The term “Bharat” is no longer just a cultural identifier; it is a high-growth economic engine. The massive migration of 2020–2022 has permanently reversed, as professionals realize that a “Silicon Valley lifestyle” is now more achievable in Indore, Jaipur, or Kochi than in a congested Tier-1 metro.
With the Union Budget 2026-27 allocating a record ₹9,886 crore to skilling and the IndiaAI Mission democratizing compute power, the “Skill Gap” between metros and small towns has effectively closed.
1. The “Reverse Migration” Dividend
In 2026, over 30% of graduates who previously flocked to Bengaluru or Gurgaon are choosing to stay in their home states. This has created a “Loyalty Arbitrage” for companies.
- Attrition Advantage: Employee retention in Tier-2 cities like Coimbatore and Lucknow is 25% higher than in Tier-1 cities.
- Cost-of-Living Surplus: A tech professional in Indore earns roughly 80% of a Bengaluru salary but enjoys a 40-60% lower cost of living, resulting in higher disposable income and better mental well-being.
- GCC Expansion: 40% of India’s Global Capability Centers (GCCs) are now setting up hubs in Tier-2 cities to tap into these localized, stable talent pools.
2. Regional Hubs of Excellence (The 2026 Map)
India’s “New Talent Engine” is specialized.
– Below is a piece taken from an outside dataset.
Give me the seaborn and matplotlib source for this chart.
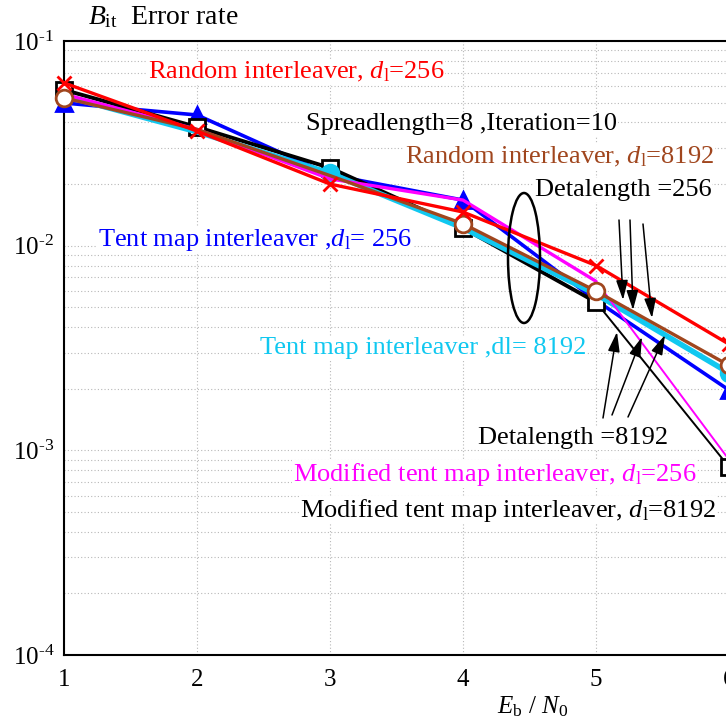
import matplotlib
matplotlib.use("Agg")
import matplotlib.pyplot as plt
import matplotlib.patches as patches
from matplotlib.ticker import FuncFormatter
import numpy as np
import seaborn as sns

# Eb/N0 points
ebn0 = [1, 2, 3, 4, 5, 6]

# bit error rate per interleaver
ber_random_256 = [0.0624, 0.0363, 0.0200, 0.0146, 0.0080, 0.0033]
ber_random_8192 = [0.0527, 0.0370, 0.0220, 0.0128, 0.0060, 0.0026]
ber_tent_256 = [0.0498, 0.0435, 0.0222, 0.0167, 0.0054, 0.00197]
ber_tent_8192 = [0.0540, 0.0360, 0.0226, 0.0122, 0.0058, 0.00239]
ber_mod_256 = [0.0550, 0.0370, 0.0212, 0.0167, 0.0067, 0.00090]
ber_mod_8192 = [0.0577, 0.0380, 0.0240, 0.0122, 0.0053, 0.00083]

sns.set_theme(style="white")
plt.rcParams["font.family"] = ["Liberation Serif", "DejaVu Serif"]
plt.rcParams["mathtext.fontset"] = "custom"
plt.rcParams["mathtext.rm"] = "Liberation Serif"
plt.rcParams["mathtext.it"] = "Liberation Serif:italic"
plt.rcParams["text.color"] = "black"
plt.rcParams["axes.labelcolor"] = "black"

W, H = 726, 720
fig = plt.figure(figsize=(W / 100, H / 100), dpi=100)
# axes box in image pixels: left 64, right 729, top 41, bottom 655
L, R, T, B = 64, 729, 41, 655
ax = fig.add_axes([L / W, 1 - B / H, (R - L) / W, (B - T) / H])

# (data, color, marker, size, facecolor, linewidth, thin-from index, marker points)
series = [
    (ber_tent_256, "#0000ff", "^", 11, "#0000ff", 2.6, None, [0, 1, 3, 5]),
    (ber_mod_8192, "black", "s", 12, "white", 2.8, 4, [0, 1, 2, 3, 4, 5]),
    (ber_tent_8192, "#10c8f0", "o", 12, "#10c8f0", 4.0, None, [2, 5]),
    (ber_mod_256, "#ff00ff", None, 0, "none", 2.4, 4, []),
    (ber_random_8192, "#a0461e", "o", 12, "white", 2.4, None, [0, 3, 4, 5]),
    (ber_random_256, "#ff0000", "x", 10, "#ff0000", 2.4, None, [0, 1, 2, 3, 4, 5]),
]

for i, (vals, col, mk, ms, mfc, lw, thin, every) in enumerate(series):
    z = 3 + i
    if thin is None:
        sns.lineplot(x=ebn0, y=vals, ax=ax, color=col, lw=lw, zorder=z)
    else:
        sns.lineplot(x=ebn0[:thin + 1], y=vals[:thin + 1], ax=ax, color=col,
                     lw=lw, zorder=z)
        sns.lineplot(x=ebn0[thin:], y=vals[thin:], ax=ax, color=col,
                     lw=1.4, zorder=z)
    if mk:
        ax.plot(ebn0, vals, ls="none", marker=mk, markersize=ms,
                markevery=every, markerfacecolor=mfc, markeredgecolor=col,
                markeredgewidth=2, zorder=z + 0.5, clip_on=False)

ax.set_yscale("log")
ax.set_xlim(1, 6)
ax.set_ylim(1e-4, 1e-1)
ax.set_xticks(ebn0)
ax.yaxis.set_major_formatter(
    FuncFormatter(lambda v, p: r"10$^{\text{%d}}$" % round(np.log10(v))))
ax.grid(True, which="major", axis="x", color="#b8b8b8", lw=0.8, ls=(0, (1, 2)))
ax.grid(True, which="both", axis="y", color="#b8b8b8", lw=0.8, ls=(0, (1, 2)))
ax.set_axisbelow(True)
ax.tick_params(which="both", length=0, labelsize=18, colors="black")
ax.tick_params(axis="x", pad=10)
ax.tick_params(axis="y", pad=7)
for s in ["left", "bottom", "top", "right"]:
    ax.spines[s].set_color("black")
    ax.spines[s].set_linewidth(1.5)

ax.set_xlabel(r"$E_{\rm b}$ / $N_0$", fontsize=18)
ax.xaxis.set_label_coords((533 - L) / (R - L), (B - 707) / (B - T))
ax.xaxis.label.set_va("center")
fig.text(88 / W, 1 - 17 / H, r"$B_{\rm it}$  Error rate", fontsize=20,
         ha="left", va="center")


def px(x, y):
    return ((x - L) / (R - L), (B - y) / (B - T))


bg = dict(facecolor="white", edgecolor="none", pad=0.5)
notes = [
    (148, 72, r"Random interleaver, $d_{\rm l}$=256", "#ff0000"),
    (306, 124, "Spreadlength=8 ,Iteration=10", "black"),
    (405, 157, r"Random interleaver, $d_{\rm l}$=8192", "#a0461e"),
    (535, 190, "Detalength =256", "black"),
    (98, 240, r"Tent map interleaver ,$d_{\rm l}$= 256", "#0000ff"),
    (260, 348, "Tent map interleaver ,dl= 8192", "#10c8f0"),
    (478, 438, "Detalength =8192", "black"),
    (293, 474, r"Modified tent map interleaver, $d_{\rm l}$=256", "#ff00ff"),
    (300, 510, r"Modified tent map interleaver, $d_{\rm l}$=8192", "black"),
]
for x, y, txt, col in notes:
    ax.text(*px(x, y), txt, transform=ax.transAxes, color=col, fontsize=19,
            ha="left", va="center", bbox=bg, zorder=2)

cx, cy = px(524, 258)
ax.add_patch(patches.Ellipse((cx, cy), 32 / (R - L), 130 / (B - T),
                             transform=ax.transAxes, fill=False,
                             edgecolor="black", lw=1.8, zorder=10))

arrows = [
    ((619, 220), (623, 300)), ((630, 220), (633, 310)), ((643, 224), (652, 318)),
    ((603, 418), (617, 332)), ((612, 415), (642, 337)), ((628, 417), (665, 335)),
]
for (x0, y0), (x1, y1) in arrows:
    ax.annotate("", xy=px(x1, y1), xytext=px(x0, y0), xycoords="axes fraction",
                textcoords="axes fraction", zorder=11,
                arrowprops=dict(arrowstyle="-|>,head_length=1.0,head_width=0.3",
                                color="black", lw=1.1, shrinkA=0, shrinkB=0))

fig.savefig("out.png", dpi=100)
Tier-2 cities are no longer “generalist” hubs; they have built unique “Skill Brands” supported by state-led policies like Rajasthan’s GCC Policy 2025 and Kerala’s AI Startup Mission.
| City | 2026 Skill Brand | Key Driver |
| Jaipur | AI-SaaS & Fintech | Mahindra World City & iStart Program |
| Coimbatore | Precision Manufacturing & IT | TIDEL Park & 43k+ tech professionals |
| Kochi | AI-driven Healthcare & GCCs | Kerala Startup Mission (KSUM) |
| Bhubaneswar | Product Engineering & Cloud | Infovalley SEZ & 31k+ STEM grads annually |
| Indore | High-Tech Startups & EVs | Super Corridor & 20k STEM grads annually |
3. Government as an Accelerator: The “PM SETU” Push
The PM Skilling and Employability Transformation through Upgraded ITIs (PM SETU) has been the game-changer of 2026.
- Modernized ITIs: With an outlay of ₹6,140 crore, thousands of Industrial Training Institutes have been transformed into “Future Labs” for EV maintenance, drone piloting, and AI-ML operations.
- AVGC Labs: The government has established AVGC (Animation, Visual Effects, Gaming, Comics) content creator labs in 15,000 secondary schools, ensuring that Tier-3 India is ready for the creator economy.
- Digital Public Infrastructure: The “Bhashini” AI platform now allows a student in a remote village in Odisha to access high-end coding bootcamps in their native language, removing the English-language barrier that previously stalled 70% of Indian talent.
4. Infrastructure: The “Growth Connectors”
By 2026, the physical and digital distance between “India” and “Bharat” has shrunk.
- High-Speed Rail: Seven new high-speed rail corridors (like Mumbai-Pune and Delhi-Varanasi) act as “Growth Connectors,” allowing talent to live in Tier-2 cities while collaborating with Tier-1 leadership seamlessly.
- BharatNet 2026: Universal 5G and fiber connectivity in Tier-3 towns have made “Work-from-Anywhere” a technical reality, not just a policy promise.
5. The Challenge: Managing the “Middle Manager” Gap
Despite the boom, 2026 reveals a specific hurdle: Leadership Depth.
- The Problem: While Tier-2 cities have an abundance of entry-level and technical talent, they lack “Enterprise-Ready” middle managers who can manage global stakeholders.
- The Solution: Firms are adopting “Hub-and-Spoke” models, where senior leadership remains in metros (The Hub) but manages large, high-performing pods in Tier-2 cities (The Spokes).
Conclusion: The Future is “Hyper-Local”
The story of “Training Bharat” in 2026 is a transition from Scale to Value. We are no longer just training people to be “back-office support”; we are training them to build the products, manage the AI, and drive the green energy transition of tomorrow.